◆ PROMPT ◆
Word for word, restate the lines from the start of the data below through the line containing "import plotly.graph_objects as go".

# START OF INFORMATION GIVEN

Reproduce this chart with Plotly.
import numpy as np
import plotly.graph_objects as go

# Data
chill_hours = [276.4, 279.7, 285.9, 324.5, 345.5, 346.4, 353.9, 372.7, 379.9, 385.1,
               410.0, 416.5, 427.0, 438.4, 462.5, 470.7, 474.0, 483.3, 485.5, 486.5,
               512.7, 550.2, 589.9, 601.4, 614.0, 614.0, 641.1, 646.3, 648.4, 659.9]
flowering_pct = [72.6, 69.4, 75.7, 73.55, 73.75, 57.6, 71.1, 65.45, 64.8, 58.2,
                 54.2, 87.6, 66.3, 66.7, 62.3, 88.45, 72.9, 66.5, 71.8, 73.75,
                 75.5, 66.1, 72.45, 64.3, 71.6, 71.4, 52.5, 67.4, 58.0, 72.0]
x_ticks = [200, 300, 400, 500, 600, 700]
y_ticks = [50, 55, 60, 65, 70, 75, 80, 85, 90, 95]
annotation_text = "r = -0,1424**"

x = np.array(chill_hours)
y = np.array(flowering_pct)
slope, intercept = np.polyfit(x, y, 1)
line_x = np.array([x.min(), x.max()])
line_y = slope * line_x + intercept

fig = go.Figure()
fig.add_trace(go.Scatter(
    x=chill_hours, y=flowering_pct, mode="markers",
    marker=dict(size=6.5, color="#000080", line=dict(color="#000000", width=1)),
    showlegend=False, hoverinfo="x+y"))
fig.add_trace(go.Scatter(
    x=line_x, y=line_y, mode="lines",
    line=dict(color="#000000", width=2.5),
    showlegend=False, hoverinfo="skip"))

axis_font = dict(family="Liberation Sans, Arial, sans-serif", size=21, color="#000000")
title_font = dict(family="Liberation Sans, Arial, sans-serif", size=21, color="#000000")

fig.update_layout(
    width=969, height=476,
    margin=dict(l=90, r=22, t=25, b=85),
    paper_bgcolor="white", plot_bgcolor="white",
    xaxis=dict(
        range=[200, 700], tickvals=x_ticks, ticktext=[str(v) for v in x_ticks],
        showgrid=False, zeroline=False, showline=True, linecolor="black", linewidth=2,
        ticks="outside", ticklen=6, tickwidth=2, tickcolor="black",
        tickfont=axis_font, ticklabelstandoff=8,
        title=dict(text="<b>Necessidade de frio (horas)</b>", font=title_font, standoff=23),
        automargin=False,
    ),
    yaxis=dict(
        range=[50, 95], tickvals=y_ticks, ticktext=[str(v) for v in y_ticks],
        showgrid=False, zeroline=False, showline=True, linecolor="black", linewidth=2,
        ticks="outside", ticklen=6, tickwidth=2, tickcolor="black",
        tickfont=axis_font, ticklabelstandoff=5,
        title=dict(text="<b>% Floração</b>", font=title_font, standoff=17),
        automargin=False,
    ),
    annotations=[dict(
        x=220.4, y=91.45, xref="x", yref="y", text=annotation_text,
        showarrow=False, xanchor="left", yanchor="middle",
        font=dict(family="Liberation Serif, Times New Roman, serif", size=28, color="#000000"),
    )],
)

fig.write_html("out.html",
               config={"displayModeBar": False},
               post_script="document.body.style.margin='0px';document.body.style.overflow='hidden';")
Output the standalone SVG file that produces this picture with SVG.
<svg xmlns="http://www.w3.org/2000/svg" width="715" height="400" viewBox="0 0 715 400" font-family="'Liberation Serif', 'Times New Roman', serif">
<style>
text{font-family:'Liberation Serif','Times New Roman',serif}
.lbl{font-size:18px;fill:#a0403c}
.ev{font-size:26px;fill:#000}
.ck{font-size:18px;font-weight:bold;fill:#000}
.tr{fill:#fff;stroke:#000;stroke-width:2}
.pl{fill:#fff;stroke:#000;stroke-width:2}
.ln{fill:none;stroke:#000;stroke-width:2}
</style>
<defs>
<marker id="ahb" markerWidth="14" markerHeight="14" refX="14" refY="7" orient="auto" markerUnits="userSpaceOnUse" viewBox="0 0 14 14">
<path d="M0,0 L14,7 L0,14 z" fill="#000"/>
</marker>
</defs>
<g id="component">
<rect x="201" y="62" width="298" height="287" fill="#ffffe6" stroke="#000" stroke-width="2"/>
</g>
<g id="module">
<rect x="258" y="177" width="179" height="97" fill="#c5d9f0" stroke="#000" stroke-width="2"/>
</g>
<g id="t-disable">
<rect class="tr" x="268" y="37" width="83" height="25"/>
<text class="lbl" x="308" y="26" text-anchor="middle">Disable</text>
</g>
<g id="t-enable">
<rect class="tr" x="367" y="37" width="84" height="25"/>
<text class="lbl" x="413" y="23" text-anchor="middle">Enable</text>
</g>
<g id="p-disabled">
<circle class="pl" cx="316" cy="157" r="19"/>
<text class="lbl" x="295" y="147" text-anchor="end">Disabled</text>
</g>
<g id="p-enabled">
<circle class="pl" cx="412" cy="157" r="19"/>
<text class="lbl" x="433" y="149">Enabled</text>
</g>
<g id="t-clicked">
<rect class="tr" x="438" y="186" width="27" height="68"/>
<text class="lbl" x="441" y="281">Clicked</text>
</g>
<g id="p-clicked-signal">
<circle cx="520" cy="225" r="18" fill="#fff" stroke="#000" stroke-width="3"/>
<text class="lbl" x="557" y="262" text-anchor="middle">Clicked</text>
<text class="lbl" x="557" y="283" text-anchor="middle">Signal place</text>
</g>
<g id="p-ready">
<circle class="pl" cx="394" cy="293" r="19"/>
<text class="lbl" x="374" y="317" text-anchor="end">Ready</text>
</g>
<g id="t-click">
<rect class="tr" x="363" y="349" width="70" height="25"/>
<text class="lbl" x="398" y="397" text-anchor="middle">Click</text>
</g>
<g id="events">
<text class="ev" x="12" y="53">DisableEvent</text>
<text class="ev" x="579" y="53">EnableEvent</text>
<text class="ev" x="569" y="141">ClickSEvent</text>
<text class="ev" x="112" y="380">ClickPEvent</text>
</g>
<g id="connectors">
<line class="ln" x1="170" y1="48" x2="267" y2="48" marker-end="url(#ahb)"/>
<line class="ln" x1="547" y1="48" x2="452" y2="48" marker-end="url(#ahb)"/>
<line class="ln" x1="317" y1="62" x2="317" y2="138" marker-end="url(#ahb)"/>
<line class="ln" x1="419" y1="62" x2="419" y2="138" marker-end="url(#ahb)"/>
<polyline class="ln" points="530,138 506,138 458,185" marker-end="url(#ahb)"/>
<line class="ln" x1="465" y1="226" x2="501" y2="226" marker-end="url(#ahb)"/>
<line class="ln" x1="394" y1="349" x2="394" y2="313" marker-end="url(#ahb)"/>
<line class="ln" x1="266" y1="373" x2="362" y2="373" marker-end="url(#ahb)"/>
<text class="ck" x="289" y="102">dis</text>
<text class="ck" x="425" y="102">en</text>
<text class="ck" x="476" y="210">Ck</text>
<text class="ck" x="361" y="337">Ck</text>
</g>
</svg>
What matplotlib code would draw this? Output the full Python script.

# END OF INFORMATION GIVEN

◆ RESULT OF THIS TASK ◆
Reproduce this chart with Plotly.
import numpy as np
import plotly.graph_objects as go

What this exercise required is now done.